Data shown:
start

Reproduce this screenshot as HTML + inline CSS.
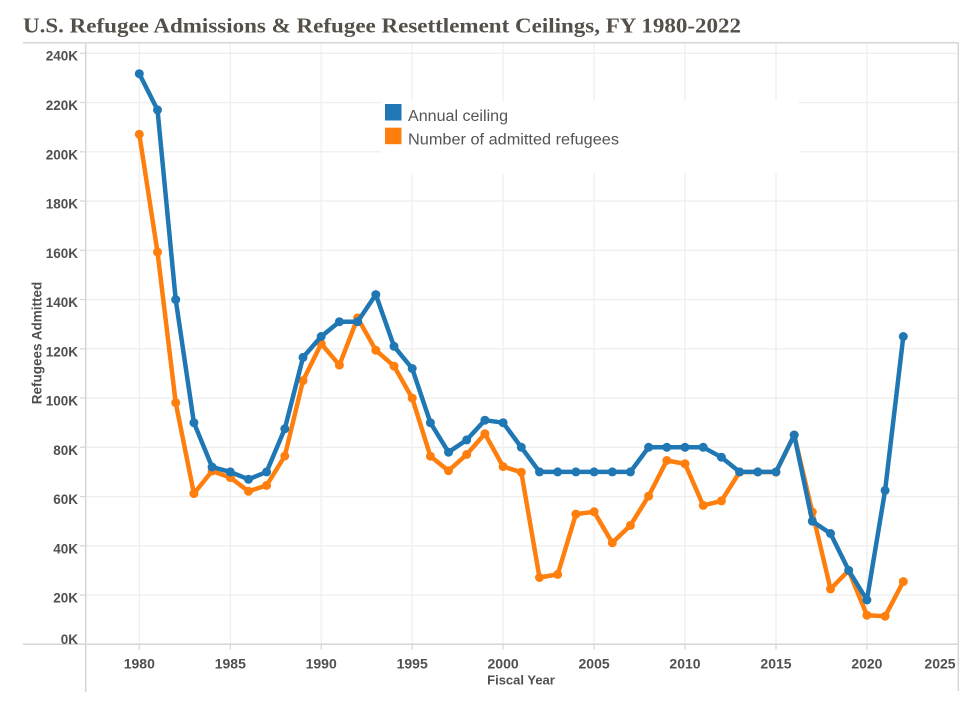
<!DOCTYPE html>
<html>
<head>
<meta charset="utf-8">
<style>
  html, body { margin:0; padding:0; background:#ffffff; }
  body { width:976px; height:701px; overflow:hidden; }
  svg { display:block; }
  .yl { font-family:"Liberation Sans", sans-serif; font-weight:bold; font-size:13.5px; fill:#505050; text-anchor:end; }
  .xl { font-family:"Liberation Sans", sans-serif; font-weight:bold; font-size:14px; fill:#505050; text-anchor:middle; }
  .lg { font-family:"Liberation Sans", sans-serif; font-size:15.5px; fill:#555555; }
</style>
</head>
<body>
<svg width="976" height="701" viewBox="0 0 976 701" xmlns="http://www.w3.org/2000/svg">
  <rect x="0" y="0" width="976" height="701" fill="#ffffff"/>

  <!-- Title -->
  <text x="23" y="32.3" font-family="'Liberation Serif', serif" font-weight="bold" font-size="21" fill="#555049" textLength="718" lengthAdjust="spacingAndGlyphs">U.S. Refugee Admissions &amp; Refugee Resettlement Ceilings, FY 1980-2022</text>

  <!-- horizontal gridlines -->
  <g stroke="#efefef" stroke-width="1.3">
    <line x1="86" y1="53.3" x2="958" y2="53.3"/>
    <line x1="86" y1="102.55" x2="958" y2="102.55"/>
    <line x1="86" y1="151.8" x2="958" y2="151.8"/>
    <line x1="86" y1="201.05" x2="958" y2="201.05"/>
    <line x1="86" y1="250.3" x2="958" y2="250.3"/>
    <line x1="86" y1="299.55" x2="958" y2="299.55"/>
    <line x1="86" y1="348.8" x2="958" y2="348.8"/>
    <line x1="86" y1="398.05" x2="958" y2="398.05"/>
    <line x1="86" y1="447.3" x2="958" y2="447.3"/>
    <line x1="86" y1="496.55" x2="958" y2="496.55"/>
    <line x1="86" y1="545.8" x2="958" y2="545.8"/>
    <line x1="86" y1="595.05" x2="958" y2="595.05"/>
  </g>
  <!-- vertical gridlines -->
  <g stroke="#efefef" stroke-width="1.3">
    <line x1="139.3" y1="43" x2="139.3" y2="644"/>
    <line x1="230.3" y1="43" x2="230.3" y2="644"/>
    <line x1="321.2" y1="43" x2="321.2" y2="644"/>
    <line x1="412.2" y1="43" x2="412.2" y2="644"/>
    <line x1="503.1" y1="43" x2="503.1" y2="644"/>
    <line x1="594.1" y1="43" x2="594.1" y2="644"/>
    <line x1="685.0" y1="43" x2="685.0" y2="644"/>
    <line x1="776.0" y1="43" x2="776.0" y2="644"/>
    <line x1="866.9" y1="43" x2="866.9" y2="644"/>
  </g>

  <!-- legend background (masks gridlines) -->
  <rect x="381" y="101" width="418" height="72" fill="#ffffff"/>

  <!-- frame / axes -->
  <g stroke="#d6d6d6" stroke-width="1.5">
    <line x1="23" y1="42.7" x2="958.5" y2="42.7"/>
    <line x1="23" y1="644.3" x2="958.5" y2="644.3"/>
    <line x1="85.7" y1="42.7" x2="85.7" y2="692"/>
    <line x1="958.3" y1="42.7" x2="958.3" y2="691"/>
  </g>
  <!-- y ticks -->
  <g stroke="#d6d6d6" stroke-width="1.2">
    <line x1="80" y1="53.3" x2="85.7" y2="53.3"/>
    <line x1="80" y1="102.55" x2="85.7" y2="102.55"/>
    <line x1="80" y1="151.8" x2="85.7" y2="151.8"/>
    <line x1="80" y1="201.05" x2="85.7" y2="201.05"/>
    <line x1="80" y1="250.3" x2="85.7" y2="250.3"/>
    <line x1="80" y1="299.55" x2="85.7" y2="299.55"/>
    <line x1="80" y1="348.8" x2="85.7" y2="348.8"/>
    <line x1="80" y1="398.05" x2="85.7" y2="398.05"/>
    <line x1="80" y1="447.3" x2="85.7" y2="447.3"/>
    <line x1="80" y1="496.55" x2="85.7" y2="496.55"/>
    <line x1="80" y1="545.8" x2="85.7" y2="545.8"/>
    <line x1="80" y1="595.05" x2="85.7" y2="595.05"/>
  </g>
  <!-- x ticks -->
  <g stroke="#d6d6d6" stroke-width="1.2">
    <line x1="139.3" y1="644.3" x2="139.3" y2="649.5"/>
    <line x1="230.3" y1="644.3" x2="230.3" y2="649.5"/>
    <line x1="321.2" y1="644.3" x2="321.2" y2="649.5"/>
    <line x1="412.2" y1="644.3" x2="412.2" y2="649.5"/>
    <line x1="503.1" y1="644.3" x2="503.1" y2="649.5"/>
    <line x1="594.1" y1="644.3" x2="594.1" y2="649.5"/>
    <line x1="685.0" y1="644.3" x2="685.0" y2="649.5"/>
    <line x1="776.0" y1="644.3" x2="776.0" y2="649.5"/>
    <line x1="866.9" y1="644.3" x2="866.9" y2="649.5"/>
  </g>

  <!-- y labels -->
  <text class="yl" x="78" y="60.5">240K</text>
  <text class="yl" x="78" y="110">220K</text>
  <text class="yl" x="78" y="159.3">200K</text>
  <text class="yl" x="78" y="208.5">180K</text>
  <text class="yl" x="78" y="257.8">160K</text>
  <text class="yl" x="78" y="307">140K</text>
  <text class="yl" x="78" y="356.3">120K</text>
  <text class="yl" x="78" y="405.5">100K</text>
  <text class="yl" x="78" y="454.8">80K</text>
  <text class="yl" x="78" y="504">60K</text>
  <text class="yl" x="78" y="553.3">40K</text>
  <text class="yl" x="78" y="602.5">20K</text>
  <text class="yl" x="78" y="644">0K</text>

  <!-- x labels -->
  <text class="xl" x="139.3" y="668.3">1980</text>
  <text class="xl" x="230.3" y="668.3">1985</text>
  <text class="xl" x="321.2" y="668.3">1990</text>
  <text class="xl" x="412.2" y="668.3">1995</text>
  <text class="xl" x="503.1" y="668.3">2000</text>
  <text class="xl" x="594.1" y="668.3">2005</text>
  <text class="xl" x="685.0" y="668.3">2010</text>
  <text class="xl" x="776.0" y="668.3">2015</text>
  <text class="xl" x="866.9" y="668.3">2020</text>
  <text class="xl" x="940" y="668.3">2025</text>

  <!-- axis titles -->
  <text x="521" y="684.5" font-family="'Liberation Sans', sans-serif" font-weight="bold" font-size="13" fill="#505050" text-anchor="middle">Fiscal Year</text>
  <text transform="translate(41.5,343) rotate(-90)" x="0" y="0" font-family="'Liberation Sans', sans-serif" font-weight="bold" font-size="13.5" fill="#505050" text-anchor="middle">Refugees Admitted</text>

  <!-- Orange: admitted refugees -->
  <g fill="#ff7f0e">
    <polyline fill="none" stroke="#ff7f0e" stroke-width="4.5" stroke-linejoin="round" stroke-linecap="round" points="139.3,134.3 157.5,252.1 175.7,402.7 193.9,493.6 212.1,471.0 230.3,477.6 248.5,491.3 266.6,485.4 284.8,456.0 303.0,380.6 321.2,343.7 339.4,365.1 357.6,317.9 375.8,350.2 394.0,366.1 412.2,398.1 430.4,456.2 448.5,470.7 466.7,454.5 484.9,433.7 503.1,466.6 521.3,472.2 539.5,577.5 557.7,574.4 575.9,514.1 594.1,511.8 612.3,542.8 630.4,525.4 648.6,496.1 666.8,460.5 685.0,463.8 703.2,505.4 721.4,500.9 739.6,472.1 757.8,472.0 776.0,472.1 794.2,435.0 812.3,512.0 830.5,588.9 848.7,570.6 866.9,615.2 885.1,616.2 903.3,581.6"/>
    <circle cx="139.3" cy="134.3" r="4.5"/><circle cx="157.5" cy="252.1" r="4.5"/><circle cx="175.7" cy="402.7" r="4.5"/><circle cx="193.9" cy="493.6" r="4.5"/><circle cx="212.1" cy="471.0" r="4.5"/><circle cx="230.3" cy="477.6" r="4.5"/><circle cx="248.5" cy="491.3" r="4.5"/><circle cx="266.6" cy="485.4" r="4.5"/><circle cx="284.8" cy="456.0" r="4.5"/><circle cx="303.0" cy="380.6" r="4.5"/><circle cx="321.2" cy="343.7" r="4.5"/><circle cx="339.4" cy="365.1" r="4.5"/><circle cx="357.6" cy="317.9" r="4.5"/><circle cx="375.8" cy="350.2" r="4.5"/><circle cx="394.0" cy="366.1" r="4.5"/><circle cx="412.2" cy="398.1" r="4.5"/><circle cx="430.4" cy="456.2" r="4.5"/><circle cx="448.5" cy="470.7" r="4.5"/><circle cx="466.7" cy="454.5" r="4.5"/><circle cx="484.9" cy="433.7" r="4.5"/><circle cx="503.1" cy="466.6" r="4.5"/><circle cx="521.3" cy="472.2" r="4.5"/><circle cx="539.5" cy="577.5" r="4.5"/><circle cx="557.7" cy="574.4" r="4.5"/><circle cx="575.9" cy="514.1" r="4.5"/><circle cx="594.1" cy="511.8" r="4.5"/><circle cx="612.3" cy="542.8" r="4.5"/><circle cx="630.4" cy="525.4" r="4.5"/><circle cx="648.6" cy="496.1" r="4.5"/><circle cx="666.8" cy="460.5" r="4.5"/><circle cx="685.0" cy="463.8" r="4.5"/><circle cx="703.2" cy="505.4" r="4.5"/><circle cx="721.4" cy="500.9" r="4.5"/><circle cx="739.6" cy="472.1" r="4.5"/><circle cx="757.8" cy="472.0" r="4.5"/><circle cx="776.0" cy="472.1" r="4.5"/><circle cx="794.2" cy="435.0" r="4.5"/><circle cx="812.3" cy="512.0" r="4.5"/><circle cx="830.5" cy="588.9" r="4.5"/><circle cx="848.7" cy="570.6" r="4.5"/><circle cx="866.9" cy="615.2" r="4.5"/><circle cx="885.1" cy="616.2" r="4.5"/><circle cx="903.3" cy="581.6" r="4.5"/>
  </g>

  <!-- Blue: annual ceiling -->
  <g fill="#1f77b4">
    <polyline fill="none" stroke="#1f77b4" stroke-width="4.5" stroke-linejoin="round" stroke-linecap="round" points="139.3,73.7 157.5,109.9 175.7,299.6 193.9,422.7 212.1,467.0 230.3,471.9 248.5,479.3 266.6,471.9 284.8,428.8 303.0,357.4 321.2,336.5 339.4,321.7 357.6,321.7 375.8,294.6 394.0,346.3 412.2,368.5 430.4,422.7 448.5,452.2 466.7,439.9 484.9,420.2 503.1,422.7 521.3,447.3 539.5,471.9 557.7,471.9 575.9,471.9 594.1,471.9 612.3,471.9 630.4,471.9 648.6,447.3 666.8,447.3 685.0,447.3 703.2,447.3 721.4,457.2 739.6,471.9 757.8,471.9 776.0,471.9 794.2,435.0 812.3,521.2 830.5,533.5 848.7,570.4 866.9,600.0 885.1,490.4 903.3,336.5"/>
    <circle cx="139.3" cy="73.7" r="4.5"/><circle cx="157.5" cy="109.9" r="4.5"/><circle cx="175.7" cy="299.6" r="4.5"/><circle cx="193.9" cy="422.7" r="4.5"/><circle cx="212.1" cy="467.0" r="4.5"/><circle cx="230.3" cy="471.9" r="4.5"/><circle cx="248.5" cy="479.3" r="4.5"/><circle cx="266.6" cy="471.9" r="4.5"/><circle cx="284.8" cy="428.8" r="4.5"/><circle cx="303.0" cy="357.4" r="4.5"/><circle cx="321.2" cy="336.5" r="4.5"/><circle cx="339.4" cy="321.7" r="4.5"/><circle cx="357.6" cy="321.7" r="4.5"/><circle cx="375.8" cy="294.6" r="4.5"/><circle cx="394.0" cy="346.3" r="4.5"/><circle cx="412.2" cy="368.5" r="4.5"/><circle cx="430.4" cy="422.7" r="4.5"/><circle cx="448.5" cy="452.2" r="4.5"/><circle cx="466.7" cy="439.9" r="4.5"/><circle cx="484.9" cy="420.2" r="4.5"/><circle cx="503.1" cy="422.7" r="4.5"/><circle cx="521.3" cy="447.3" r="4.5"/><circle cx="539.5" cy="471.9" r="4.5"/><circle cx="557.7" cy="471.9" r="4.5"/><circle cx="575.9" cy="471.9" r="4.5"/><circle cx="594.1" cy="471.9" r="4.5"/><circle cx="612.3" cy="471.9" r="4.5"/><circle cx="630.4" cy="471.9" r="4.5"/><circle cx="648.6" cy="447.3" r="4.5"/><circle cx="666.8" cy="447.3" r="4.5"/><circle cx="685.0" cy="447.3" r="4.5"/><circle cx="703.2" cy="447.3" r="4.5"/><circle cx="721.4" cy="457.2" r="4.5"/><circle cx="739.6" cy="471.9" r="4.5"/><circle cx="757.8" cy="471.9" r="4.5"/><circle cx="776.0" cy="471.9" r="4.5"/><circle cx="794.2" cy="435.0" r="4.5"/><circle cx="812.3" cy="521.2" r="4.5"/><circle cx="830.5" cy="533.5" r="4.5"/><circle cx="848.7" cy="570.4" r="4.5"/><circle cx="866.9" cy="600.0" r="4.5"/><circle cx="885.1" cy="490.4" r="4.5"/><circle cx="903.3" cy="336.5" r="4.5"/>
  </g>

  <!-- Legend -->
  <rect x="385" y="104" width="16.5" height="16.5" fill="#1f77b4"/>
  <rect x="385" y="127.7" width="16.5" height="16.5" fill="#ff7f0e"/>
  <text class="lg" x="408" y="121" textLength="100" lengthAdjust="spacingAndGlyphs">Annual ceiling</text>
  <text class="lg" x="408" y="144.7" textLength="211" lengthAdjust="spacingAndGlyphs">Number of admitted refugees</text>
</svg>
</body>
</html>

end

The lines from the top of the data above through the one holding "Ceilings, FY 1980-2022</text>" are to be repeated exactly, and only those, with no pictures.

Reply:
Reproduce this screenshot as HTML + inline CSS.
<!DOCTYPE html>
<html>
<head>
<meta charset="utf-8">
<style>
  html, body { margin:0; padding:0; background:#ffffff; }
  body { width:976px; height:701px; overflow:hidden; }
  svg { display:block; }
  .yl { font-family:"Liberation Sans", sans-serif; font-weight:bold; font-size:13.5px; fill:#505050; text-anchor:end; }
  .xl { font-family:"Liberation Sans", sans-serif; font-weight:bold; font-size:14px; fill:#505050; text-anchor:middle; }
  .lg { font-family:"Liberation Sans", sans-serif; font-size:15.5px; fill:#555555; }
</style>
</head>
<body>
<svg width="976" height="701" viewBox="0 0 976 701" xmlns="http://www.w3.org/2000/svg">
  <rect x="0" y="0" width="976" height="701" fill="#ffffff"/>

  <!-- Title -->
  <text x="23" y="32.3" font-family="'Liberation Serif', serif" font-weight="bold" font-size="21" fill="#555049" textLength="718" lengthAdjust="spacingAndGlyphs">U.S. Refugee Admissions &amp; Refugee Resettlement Ceilings, FY 1980-2022</text>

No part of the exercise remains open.